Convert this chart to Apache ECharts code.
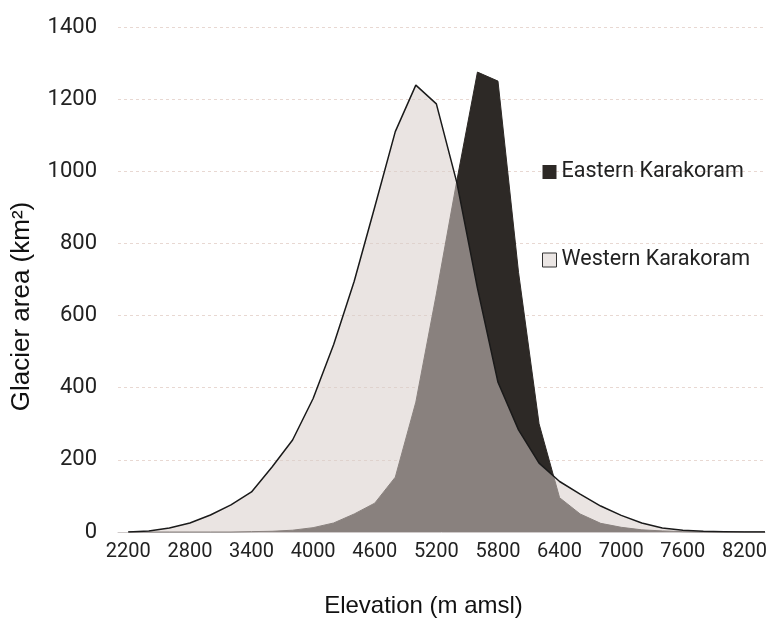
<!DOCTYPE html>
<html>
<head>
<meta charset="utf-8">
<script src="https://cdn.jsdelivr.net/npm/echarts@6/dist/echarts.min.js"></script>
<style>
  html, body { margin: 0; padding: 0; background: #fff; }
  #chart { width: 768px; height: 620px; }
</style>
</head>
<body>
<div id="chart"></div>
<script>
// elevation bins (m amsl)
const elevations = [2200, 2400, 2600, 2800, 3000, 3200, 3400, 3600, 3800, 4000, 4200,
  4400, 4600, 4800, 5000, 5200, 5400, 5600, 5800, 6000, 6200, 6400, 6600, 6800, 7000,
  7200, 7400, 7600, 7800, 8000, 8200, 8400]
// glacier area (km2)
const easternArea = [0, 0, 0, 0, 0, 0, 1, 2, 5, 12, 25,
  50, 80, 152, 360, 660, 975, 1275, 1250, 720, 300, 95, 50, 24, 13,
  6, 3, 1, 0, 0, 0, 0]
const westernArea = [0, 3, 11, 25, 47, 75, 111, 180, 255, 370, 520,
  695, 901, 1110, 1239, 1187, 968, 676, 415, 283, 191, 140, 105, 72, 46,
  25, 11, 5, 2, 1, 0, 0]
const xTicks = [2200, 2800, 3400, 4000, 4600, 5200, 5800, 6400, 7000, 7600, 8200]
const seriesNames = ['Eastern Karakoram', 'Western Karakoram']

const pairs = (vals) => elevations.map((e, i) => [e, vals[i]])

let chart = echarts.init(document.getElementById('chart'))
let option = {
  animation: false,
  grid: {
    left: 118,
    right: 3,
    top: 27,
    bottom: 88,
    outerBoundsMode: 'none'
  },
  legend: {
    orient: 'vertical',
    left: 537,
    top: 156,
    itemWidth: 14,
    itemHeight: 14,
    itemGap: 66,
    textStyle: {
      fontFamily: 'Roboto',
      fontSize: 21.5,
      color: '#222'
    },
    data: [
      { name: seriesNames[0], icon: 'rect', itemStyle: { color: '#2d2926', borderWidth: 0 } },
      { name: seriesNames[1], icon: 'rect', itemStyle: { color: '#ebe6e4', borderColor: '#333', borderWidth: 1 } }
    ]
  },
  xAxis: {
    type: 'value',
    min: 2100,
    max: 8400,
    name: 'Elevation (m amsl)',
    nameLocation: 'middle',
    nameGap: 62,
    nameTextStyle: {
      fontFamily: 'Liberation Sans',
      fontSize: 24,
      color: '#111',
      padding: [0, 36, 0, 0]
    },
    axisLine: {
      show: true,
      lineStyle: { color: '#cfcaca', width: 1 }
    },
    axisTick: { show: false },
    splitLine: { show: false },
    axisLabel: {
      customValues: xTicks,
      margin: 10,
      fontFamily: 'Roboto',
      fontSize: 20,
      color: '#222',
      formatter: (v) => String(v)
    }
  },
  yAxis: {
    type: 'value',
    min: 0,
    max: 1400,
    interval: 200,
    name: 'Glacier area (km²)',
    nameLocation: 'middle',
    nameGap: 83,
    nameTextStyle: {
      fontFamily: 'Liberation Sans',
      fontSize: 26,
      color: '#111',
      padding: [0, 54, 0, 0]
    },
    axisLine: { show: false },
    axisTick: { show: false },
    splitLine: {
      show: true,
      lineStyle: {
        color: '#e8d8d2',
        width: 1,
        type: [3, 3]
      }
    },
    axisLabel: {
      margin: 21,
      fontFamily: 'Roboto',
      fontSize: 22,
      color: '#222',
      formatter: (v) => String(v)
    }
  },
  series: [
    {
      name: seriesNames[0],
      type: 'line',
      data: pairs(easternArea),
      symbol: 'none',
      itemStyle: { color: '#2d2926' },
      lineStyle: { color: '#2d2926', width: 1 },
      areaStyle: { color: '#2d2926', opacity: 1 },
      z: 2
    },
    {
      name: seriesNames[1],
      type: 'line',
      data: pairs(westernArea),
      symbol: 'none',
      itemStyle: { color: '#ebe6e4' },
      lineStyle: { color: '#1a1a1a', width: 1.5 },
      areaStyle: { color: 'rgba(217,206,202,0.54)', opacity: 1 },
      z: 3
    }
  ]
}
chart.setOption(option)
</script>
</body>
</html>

----------------

Reproduce each line exactly, please, except for any pictures.

**ANSWER FOR THIS EXERCISE:**
Convert this chart to Apache ECharts code.
<!DOCTYPE html>
<html>
<head>
<meta charset="utf-8">
<script src="https://cdn.jsdelivr.net/npm/echarts@6/dist/echarts.min.js"></script>
<style>
  html, body { margin: 0; padding: 0; background: #fff; }
  #chart { width: 768px; height: 620px; }
</style>
</head>
<body>
<div id="chart"></div>
<script>
// elevation bins (m amsl)
const elevations = [2200, 2400, 2600, 2800, 3000, 3200, 3400, 3600, 3800, 4000, 4200,
  4400, 4600, 4800, 5000, 5200, 5400, 5600, 5800, 6000, 6200, 6400, 6600, 6800, 7000,
  7200, 7400, 7600, 7800, 8000, 8200, 8400]
// glacier area (km2)
const easternArea = [0, 0, 0, 0, 0, 0, 1, 2, 5, 12, 25,
  50, 80, 152, 360, 660, 975, 1275, 1250, 720, 300, 95, 50, 24, 13,
  6, 3, 1, 0, 0, 0, 0]
const westernArea = [0, 3, 11, 25, 47, 75, 111, 180, 255, 370, 520,
  695, 901, 1110, 1239, 1187, 968, 676, 415, 283, 191, 140, 105, 72, 46,
  25, 11, 5, 2, 1, 0, 0]
const xTicks = [2200, 2800, 3400, 4000, 4600, 5200, 5800, 6400, 7000, 7600, 8200]
const seriesNames = ['Eastern Karakoram', 'Western Karakoram']

const pairs = (vals) => elevations.map((e, i) => [e, vals[i]])

let chart = echarts.init(document.getElementById('chart'))
let option = {
  animation: false,
  grid: {
    left: 118,
    right: 3,
    top: 27,
    bottom: 88,
    outerBoundsMode: 'none'
  },
  legend: {
    orient: 'vertical',
    left: 537,
    top: 156,
    itemWidth: 14,
    itemHeight: 14,
    itemGap: 66,
    textStyle: {
      fontFamily: 'Roboto',
      fontSize: 21.5,
      color: '#222'
    },
    data: [
      { name: seriesNames[0], icon: 'rect', itemStyle: { color: '#2d2926', borderWidth: 0 } },
      { name: seriesNames[1], icon: 'rect', itemStyle: { color: '#ebe6e4', borderColor: '#333', borderWidth: 1 } }
    ]
  },
  xAxis: {
    type: 'value',
    min: 2100,
    max: 8400,
    name: 'Elevation (m amsl)',
    nameLocation: 'middle',
    nameGap: 62,
    nameTextStyle: {
      fontFamily: 'Liberation Sans',
      fontSize: 24,
      color: '#111',
      padding: [0, 36, 0, 0]
    },
    axisLine: {
      show: true,
      lineStyle: { color: '#cfcaca', width: 1 }
    },
    axisTick: { show: false },
    splitLine: { show: false },
    axisLabel: {
      customValues: xTicks,
      margin: 10,
      fontFamily: 'Roboto',
      fontSize: 20,
      color: '#222',
      formatter: (v) => String(v)
    }
  },
  yAxis: {
    type: 'value',
    min: 0,
    max: 1400,
    interval: 200,
    name: 'Glacier area (km²)',
    nameLocation: 'middle',
    nameGap: 83,
    nameTextStyle: {
      fontFamily: 'Liberation Sans',
      fontSize: 26,
      color: '#111',
      padding: [0, 54, 0, 0]
    },
    axisLine: { show: false },
    axisTick: { show: false },
    splitLine: {
      show: true,
      lineStyle: {
        color: '#e8d8d2',
        width: 1,
        type: [3, 3]
      }
    },
    axisLabel: {
      margin: 21,
      fontFamily: 'Roboto',
      fontSize: 22,
      color: '#222',
      formatter: (v) => String(v)
    }
  },
  series: [
    {
      name: seriesNames[0],
      type: 'line',
      data: pairs(easternArea),
      symbol: 'none',
      itemStyle: { color: '#2d2926' },
      lineStyle: { color: '#2d2926', width: 1 },
      areaStyle: { color: '#2d2926', opacity: 1 },
      z: 2
    },
    {
      name: seriesNames[1],
      type: 'line',
      data: pairs(westernArea),
      symbol: 'none',
      itemStyle: { color: '#ebe6e4' },
      lineStyle: { color: '#1a1a1a', width: 1.5 },
      areaStyle: { color: 'rgba(217,206,202,0.54)', opacity: 1 },
      z: 3
    }
  ]
}
chart.setOption(option)
</script>
</body>
</html>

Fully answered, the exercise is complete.